Earlier this week, a friend drew my attention to this article on Times Higher Education, addressing the question of when to give up on an academic career. When do you decide that the sacrifices are too much, and the chances of successfully landing a tenure-track professorship too small?
The article takes a particularly interesting tack: it imagines academia as a boyfriend who “does not want to commit himself,” insisting his partner give everything to the relationship while refusing to make any firm plans. Basically, the kind of guy that makes advice-givers want to say, “Dump him now!”
I think this analogy is really interesting, if imperfect. Confession time: sometimes, when I’m in the car singing cheesy country break-up songs to myself, I think of them as break-up messages to grad school. You know, stuff like “You stole my happy, you made me cry…” (What can I say, my marriage is happy and stable, so I don’t really have any feeling-wronged emotions to express in that direction.)
As I do, I shared the article on Twitter:
Academia as an abusive boyfriend... sounds about right. twitter.com/johannateske/s…—
crazy grad mama (@crazygradmama) July 11, 2016
(In retrospect I think this was maybe a bit glib toward people who have had to deal with real abusive partners, and for that I apologize.)

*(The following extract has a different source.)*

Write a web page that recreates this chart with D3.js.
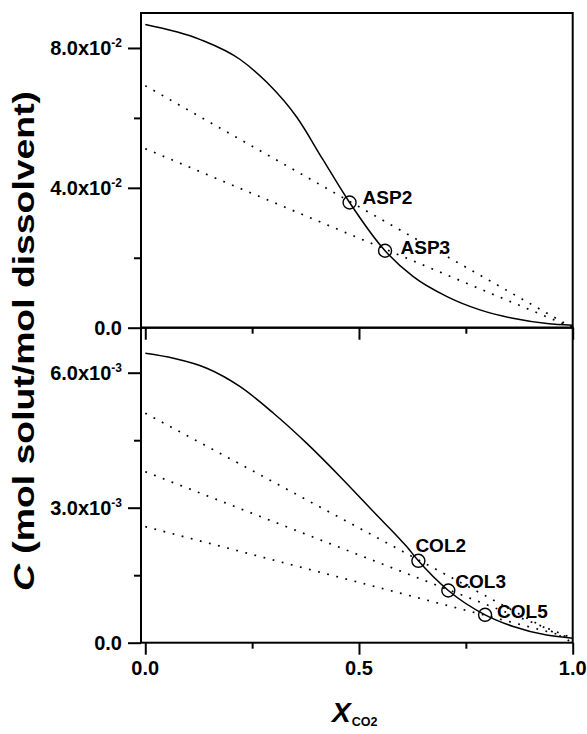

One of my followers, PB (@fuckyascience), reacted:
PB (@fuckyascience) July 12, 2016
And I felt sort of bad, because PB is a neuroscience student who’s really interested in pursuing a PhD. We’ve had chats about the grad school admissions process, and now here I was saying that an academic career was all kinds of awful.
I’ve been thinking for the past few days about how to respond. I’ve written about this dilemma in various forms before, puzzling about how to talk to prospective grad students and sorting out my advice to incoming grads. But neither of those quite captures what I want to say today, which is this:
Yes, the job market in higher education is crap. If you want to do a PhD, you should know that. Don’t go to grad school because you want to be a professor, go to grad school because you think something is really cool and you want to study it for 4, 5, 6+ years.
Yes, the academic employment system is pretty exploitative of early-career researchers. You get paid very little as a grad student, and then a mediocre salary as a postdoc, and then nothing fantastic money-wise as a professor. You should be aware of this going in.
Yes, at some point, grad school is going to suck. There’s a reason why PhD Comics is so popular.
But I can’t in good conscience actively discourage anyone from pursuing a PhD, and I don’t want to. Plenty of people are very happy in academia and can’t imagine themselves doing anything else. You, dear reader, could be one of those people!
Go to grad school, with your eyes open to its problems and the difficulties that people face. Know that at every stage, there are people who’ve been there, done that, and can offer support. If at any point you find that the cons of academia are outweighing the pros, give yourself permission to re-evaluate your plans.
And if you ever need to, know that it’s OK to sing cheesy country break-up songs about your career.